When you examine the behavior of the global oceans closely – really closely, at scales smaller than 100 kilometers – eddies and jets and fronts start to appear.
It’s called mesoscale turbulence, and it’s where the currents are the strongest and most of the kinetic energy in the oceans can be found. Mesoscale turbulence mixes heat and water from different parts of the oceans, as well as nutrients relied on by microbes like phytoplankton that are critical to ocean food chains and the air we breathe. Scientists are also discovering the potentially powerful roles it plays in the global climate.
“We’re discovering that things that happen at those smaller scales have a big influence on really large-scale ocean circulation. The circulation that is overturning the whole ocean and influencing our climate depends on mesoscale turbulence,” Abernathey said.
The better scientists understand mesoscale turbulence, the better they will be able to analyze past climate behavior and represent today’s turbulence in climate models for more accurate forecasts. For example, glacial cycles are believed to involve changes in ocean overturning circulation. “What drives those changes? What are the knobs that control them? There’s evidence that the mesoscale is part of that story,” Abernathey said.
The Alfred P. Sloan Foundation chose Abernathey as one of its 2016 fellows for his success and his unique potential to make substantial contributions to the field of physical oceanography. One of his large contributions so far has been his work using satellite data and computer models to quantify spatial variability of mesoscale mixing processes on a global scale. He and his research group at Columbia University’s Lamont-Doherty Earth Observatory are also looking at how mesoscale turbulence varies through time, not just over seasons but also over decades, and how that connects to long-term climate variability.
When he’s not looking at the global picture, Abernathey – who also just became a new father – tends to focus on the Southern Ocean and influences on the Antarctic Circumpolar Current. His research has showed how mesoscale turbulence can buffer changes in the wind in the Southern Hemisphere, where the jet stream is shifting southward and strengthening, making ocean circulation less sensitive to wind changes than previously thought. He is currently working on understanding the role of sea ice in the Southern Ocean overturning circulation, among other projects.
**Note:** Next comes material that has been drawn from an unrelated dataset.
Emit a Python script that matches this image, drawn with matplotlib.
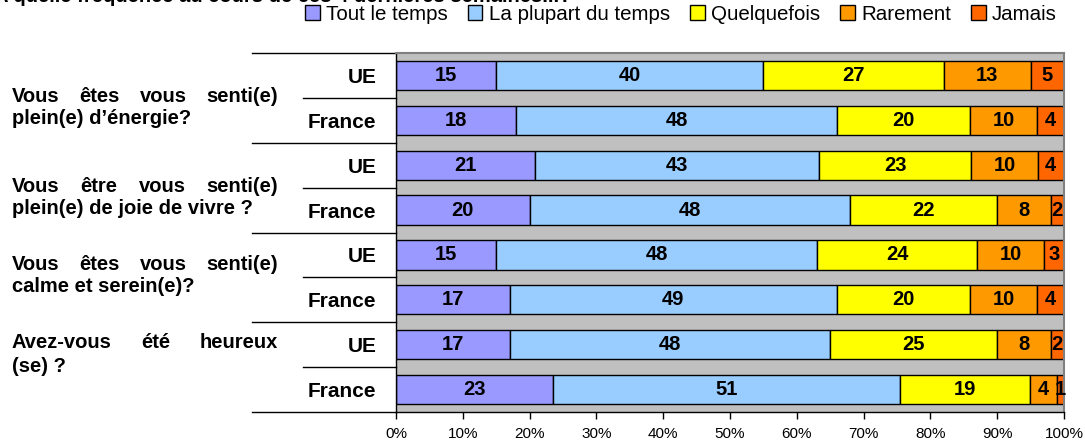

Programming Meets Ocean Science
Mesoscale turbulence doesn’t fit in a lab, so Abernathey, who has been a programmer longer than he’s been a scientist, simulates that turbulence through high-performance computing.
He and his research group build models of the ocean, encode the laws of physics into those models, and then let the models do their thing. The scientists can learn, for example, how much heat eddies are transporting and about eddies’ role in maintaining ocean circulation.
“Twenty years ago, the models were way too coarse to resolve the fundamental length scale that would allow us to see mesoscale turbulence. Now we’re developing the ability to resolve this scale, and because of that, our models spontaneously develop this turbulence,” Abernathey said.
Of course this isn’t happening on a standard laptop. Abernathey’s group participates in Columbia University’s Yeti high-performance computing cluster, a shared system that can handle the small simulations. For larger simulations, they turn to the Yellowstone supercomputing cluster run by the University Corporation for Atmospheric Research.
Abernathey is big believer in the power of open source code for expanding scientific progress, and he publishes much of his research code online.
‘An Outstanding Young Scientist’
The Sloan Research Fellowship provides $55,000 over two years to help early-career scientists finance their research, which could come in handy for the group’s computing needs. Abernathey was also awarded a larger, five-year NSF CAREER grant in February to work on the evolution of ocean mesoscale turbulence in a changing climate.
“Ryan is an outstanding young scientist whose research is having broad impact on our understanding of ocean dynamics, particularly at shorter horizontal scales not previously well represented in general circulation models, as well as in the visualization of dynamic systems. The Sloan Fellowship provides wonderful recognition of Ryan’s contributions and promise,” said Lamont Director Sean Solomon. “My colleagues and I look forward eagerly to the products of the new research that this fellowship will enable.”
Lamont Professor Arnold Gordon, who works with Abernathey had taught graduate courses alongside him in physical oceanography, described him as “a major player” in the field.
“His creativity, quantitative analysis skills, his broad range of talents in ocean dynamics, his ability to work with the large observational data and model output (within the confines of principles of basic fluid dynamics) is evident,” Gordon said. “It offers great potential to put it all together.”
Other 2016 Sloan Fellows from Columbia University include Matei Ciocarlie, Roxana Geambasu and Daniel Hsu in computer science; Cory Dean in physics; and Marcel Nutz in mathematics.